Because the HPU includes multiple components, the system-level efficiency is lower than a pump alone, due to losses in filters, piping friction, heat exchange, etc.

3.3 Applications of HPUs

  • Factory Automation & Processing Lines: Compact and centralized hydraulic power for presses, molds, robots.

  • Mobile & Off-Road Machinery: The HPU must be compact, vibration-resistant, and robust.

  • Aerospace & Defense Systems: High reliability, redundancy, and lightweight construction are critical.

  • Marine, Oil & Gas, Offshore Platforms: Resistance to corrosion, high power, robustness under harsh conditions.

When designing or selecting an HPU, key trade-offs include initial cost, efficiency, maintenance complexity, lifetime cost, and space / weight constraints.


4. Pump vs. Power Unit: A Comparative Perspective

Dimension Hydraulic Pump Alone Hydraulic Power Unit (HPU)
Scope Single component (the pump) Integrated system (pump + drive + reservoir + controls etc.)
Role Provides fluid flow and pressure Acts as a complete hydraulic power source
Installation & Use Embedded into existing hydraulic systems Serves as a modular, standalone power source
Customizability Limited to pump parameters Flexible: reservoir size, control scheme, cooling, etc.
Upfront Cost Lower (just the pump) Higher (includes multiple subsystems)
System Efficiency Higher (fewer auxiliary losses) Lower (includes filtration, piping, cooling losses)
Maintenance & Complexity Simplicity (fewer components to maintain) More complex (filters, sensors, coolers, valves)
Suitable Applications Supplement or replacement in existing setups New system power module or standalone hydraulic source

In practice: when you already have hydraulic infrastructure, adding or replacing pumps may suffice. But for new or modular systems, an HPU offers convenience, compact integration, and easier deployment.

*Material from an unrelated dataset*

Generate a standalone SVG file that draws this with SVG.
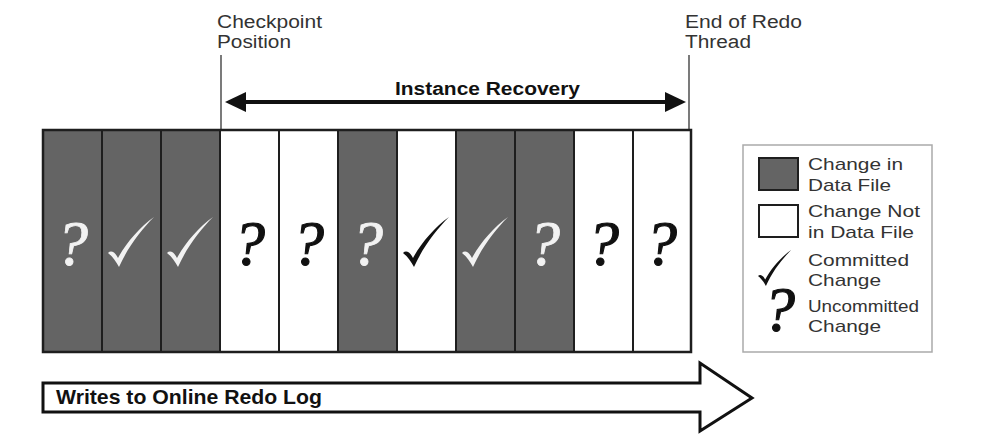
<svg xmlns="http://www.w3.org/2000/svg" width="984" height="440" viewBox="0 0 984 440">
<style>
.lbl{font-family:"Liberation Sans",Arial,sans-serif;font-size:18px;fill:#333}
.leg{font-family:"Liberation Sans",Arial,sans-serif;font-size:17px;fill:#333}
.bold{font-family:"Liberation Sans",Arial,sans-serif;font-weight:bold;fill:#111}
.q{font-family:"Liberation Serif","Times New Roman",serif;font-style:italic;font-size:64px;text-anchor:middle}
.dark{fill:#646464;stroke:#1e1e1e;stroke-width:2}
.light{fill:#fff;stroke:#1e1e1e;stroke-width:2}
.wq{fill:#f2f2f2;stroke:#f2f2f2;stroke-width:0.8}
.bq{fill:#111;stroke:#111;stroke-width:1.1}
.guide{stroke:#333;stroke-width:1.3;fill:none}
</style>
<defs>
<path id="check" d="M0,36 C3,33 7,35 10,41 C18,26 32,10 46,0 C33,13 20,30 11,50 C8,44 4,39 0,36 Z"/>
</defs>
<rect width="984" height="440" fill="#fff"/>

<g id="labels">
<text class="lbl" x="217" y="28" textLength="105" lengthAdjust="spacingAndGlyphs">Checkpoint</text>
<text class="lbl" x="217" y="48" textLength="74" lengthAdjust="spacingAndGlyphs">Position</text>
<text class="lbl" x="685" y="28" textLength="117" lengthAdjust="spacingAndGlyphs">End of Redo</text>
<text class="lbl" x="685" y="48" textLength="66" lengthAdjust="spacingAndGlyphs">Thread</text>
</g>

<g id="connectors">
<line class="guide" x1="221" y1="55" x2="221" y2="130"/>
<line class="guide" x1="689" y1="55" x2="689" y2="130"/>
<line x1="240" y1="102" x2="670" y2="102" stroke="#111" stroke-width="4"/>
<polygon points="225,102 246,92 246,112" fill="#111"/>
<polygon points="686,102 665,92 665,112" fill="#111"/>
<text class="bold" x="395" y="95" font-size="18" textLength="185" lengthAdjust="spacingAndGlyphs">Instance Recovery</text>
</g>

<g id="log">
<rect id="cell1" class="dark" x="43" y="130" width="59" height="222"/>
<rect id="cell2" class="dark" x="102" y="130" width="59" height="222"/>
<rect id="cell3" class="dark" x="161" y="130" width="59" height="222"/>
<rect id="cell4" class="light" x="220" y="130" width="59" height="222"/>
<rect id="cell5" class="light" x="279" y="130" width="59" height="222"/>
<rect id="cell6" class="dark" x="338" y="130" width="59" height="222"/>
<rect id="cell7" class="light" x="397" y="130" width="59" height="222"/>
<rect id="cell8" class="dark" x="456" y="130" width="59" height="222"/>
<rect id="cell9" class="dark" x="515" y="130" width="59" height="222"/>
<rect id="cell10" class="light" x="574" y="130" width="59" height="222"/>
<rect id="cell11" class="light" x="633" y="130" width="58" height="222"/>
<rect x="43" y="130" width="648" height="222" fill="none" stroke="#1e1e1e" stroke-width="2.5"/>

<text class="q wq" x="72" y="265">?</text>
<use href="#check" fill="#f2f2f2" transform="translate(108,217)"/>
<use href="#check" fill="#f2f2f2" transform="translate(167,217)"/>
<text class="q bq" x="249" y="265">?</text>
<text class="q bq" x="308" y="265">?</text>
<text class="q wq" x="367" y="265">?</text>
<use href="#check" fill="#111" transform="translate(403,217)"/>
<use href="#check" fill="#f2f2f2" transform="translate(462,217)"/>
<text class="q wq" x="544" y="265">?</text>
<text class="q bq" x="603" y="265">?</text>
<text class="q bq" x="661" y="265">?</text>
</g>

<g id="legend">
<rect x="743" y="145" width="189" height="207" fill="#fff" stroke="#aaa" stroke-width="1.5"/>
<rect x="759" y="158" width="39" height="32" fill="#646464" stroke="#1e1e1e" stroke-width="2"/>
<rect x="759" y="205" width="39" height="32" fill="#fff" stroke="#1e1e1e" stroke-width="2"/>
<use href="#check" fill="#111" transform="translate(758,250) scale(0.72)"/>
<text class="q bq" x="779" y="331" font-size="46" stroke-width="0.5">?</text>
<text class="leg" x="808" y="170" textLength="95" lengthAdjust="spacingAndGlyphs">Change in</text>
<text class="leg" x="808" y="191" textLength="83" lengthAdjust="spacingAndGlyphs">Data File</text>
<text class="leg" x="808" y="217" textLength="112" lengthAdjust="spacingAndGlyphs">Change Not</text>
<text class="leg" x="808" y="238" textLength="106" lengthAdjust="spacingAndGlyphs">in Data File</text>
<text class="leg" x="808" y="266" textLength="101" lengthAdjust="spacingAndGlyphs">Committed</text>
<text class="leg" x="808" y="286" textLength="73" lengthAdjust="spacingAndGlyphs">Change</text>
<text class="leg" x="808" y="312" textLength="111" lengthAdjust="spacingAndGlyphs">Uncommitted</text>
<text class="leg" x="808" y="332" textLength="73" lengthAdjust="spacingAndGlyphs">Change</text>
</g>

<g id="writes-arrow">
<polygon points="43,383 700,383 700,363 752,398 700,431 700,412 43,412" fill="#fff" stroke="#111" stroke-width="3" stroke-linejoin="miter"/>
<text class="bold" x="56" y="404" font-size="21" textLength="266" lengthAdjust="spacingAndGlyphs">Writes to Online Redo Log</text>
</g>
</svg>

5. Design & Selection Best Practices

  • Match Flow & Pressure to Demand: Always select pumps or HPUs that can meet peak demands with headroom for safety and future expansion.

  • Choose the Right Pump Type: For high-pressure, precision systems, piston pumps often outperform gear/ vane types in efficiency and durability. 

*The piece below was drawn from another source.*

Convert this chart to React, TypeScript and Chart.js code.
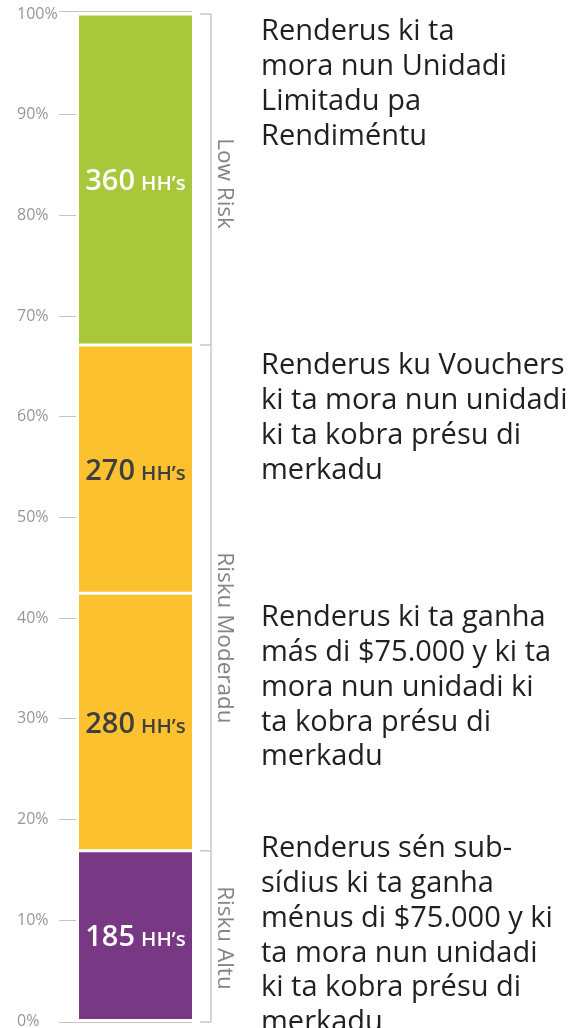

  • Use Variable Displacement or Compensation: Helps reduce wasted flow and improve energy efficiency in variable-load systems. 

  • Optimize for Efficiency: Operate pumps near their best-efficiency point; avoid significant off-design operation which lowers performance.

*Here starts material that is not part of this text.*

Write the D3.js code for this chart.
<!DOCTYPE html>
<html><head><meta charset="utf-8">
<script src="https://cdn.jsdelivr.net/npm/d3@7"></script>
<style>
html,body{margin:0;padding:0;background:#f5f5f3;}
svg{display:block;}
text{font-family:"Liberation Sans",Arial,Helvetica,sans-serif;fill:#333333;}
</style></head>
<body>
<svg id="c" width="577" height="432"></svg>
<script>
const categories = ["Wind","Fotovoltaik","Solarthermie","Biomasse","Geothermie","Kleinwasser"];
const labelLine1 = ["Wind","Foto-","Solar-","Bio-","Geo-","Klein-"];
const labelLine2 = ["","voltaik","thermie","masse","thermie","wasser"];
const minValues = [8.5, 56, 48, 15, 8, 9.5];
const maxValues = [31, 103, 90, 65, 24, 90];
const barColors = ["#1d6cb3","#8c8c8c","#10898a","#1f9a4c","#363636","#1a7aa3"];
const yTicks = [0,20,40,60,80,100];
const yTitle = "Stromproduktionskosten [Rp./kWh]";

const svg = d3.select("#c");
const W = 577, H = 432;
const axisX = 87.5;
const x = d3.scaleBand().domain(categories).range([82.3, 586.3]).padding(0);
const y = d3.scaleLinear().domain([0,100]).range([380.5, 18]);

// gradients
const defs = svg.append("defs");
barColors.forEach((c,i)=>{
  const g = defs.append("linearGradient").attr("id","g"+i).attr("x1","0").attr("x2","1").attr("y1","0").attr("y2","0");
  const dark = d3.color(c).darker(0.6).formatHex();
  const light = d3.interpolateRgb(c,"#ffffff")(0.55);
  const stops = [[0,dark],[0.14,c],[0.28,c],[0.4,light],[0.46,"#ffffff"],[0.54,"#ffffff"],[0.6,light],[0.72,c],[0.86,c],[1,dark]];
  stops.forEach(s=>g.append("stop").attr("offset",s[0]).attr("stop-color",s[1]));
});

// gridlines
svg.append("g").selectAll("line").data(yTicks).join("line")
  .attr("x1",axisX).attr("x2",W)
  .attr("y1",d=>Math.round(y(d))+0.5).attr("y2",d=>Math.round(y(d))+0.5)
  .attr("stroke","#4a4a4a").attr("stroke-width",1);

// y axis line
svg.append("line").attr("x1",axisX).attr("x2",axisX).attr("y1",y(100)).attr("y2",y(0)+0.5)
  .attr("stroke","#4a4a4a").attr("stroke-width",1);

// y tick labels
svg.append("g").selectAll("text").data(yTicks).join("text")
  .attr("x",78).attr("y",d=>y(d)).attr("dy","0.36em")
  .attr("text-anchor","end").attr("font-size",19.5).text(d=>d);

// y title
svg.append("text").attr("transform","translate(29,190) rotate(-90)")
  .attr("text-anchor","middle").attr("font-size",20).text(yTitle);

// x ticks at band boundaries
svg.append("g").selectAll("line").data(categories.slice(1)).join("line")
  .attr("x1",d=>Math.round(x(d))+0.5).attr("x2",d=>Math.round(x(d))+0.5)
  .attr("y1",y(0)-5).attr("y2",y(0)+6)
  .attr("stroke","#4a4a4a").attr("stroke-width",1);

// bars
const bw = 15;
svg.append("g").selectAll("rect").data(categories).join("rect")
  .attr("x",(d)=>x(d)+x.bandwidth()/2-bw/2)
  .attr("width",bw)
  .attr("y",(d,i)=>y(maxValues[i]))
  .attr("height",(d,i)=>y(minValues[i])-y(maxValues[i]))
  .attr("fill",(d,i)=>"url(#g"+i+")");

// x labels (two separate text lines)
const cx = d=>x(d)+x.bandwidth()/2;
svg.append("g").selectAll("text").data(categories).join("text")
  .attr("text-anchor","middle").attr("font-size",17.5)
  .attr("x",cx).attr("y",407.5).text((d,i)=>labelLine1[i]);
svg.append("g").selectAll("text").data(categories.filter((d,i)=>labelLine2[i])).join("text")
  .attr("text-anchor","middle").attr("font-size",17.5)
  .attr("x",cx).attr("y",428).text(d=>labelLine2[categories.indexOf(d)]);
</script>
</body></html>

  • Fluid & Environmental Compatibility: Consider fluid viscosity range, temperature extremes, contamination, and corrosion.

  • Plan for Maintenance: Ensure filters, monitoring sensors, and service access are well thought out.

  • Redundancy & Protection: In critical systems, include relief valves, overpressure protection, redundant pumps, and fault detection.

  • Total Lifecycle Cost: Don’t focus solely on purchase price; energy costs, downtime costs, repair parts, and longevity are equally or more important.

An example of modern energy-saving strategies is the use of leakage compensation control in excavator actuator circuits, which has demonstrated an approximate 8.5% improvement in system energy efficiency over traditional proportional valve circuits.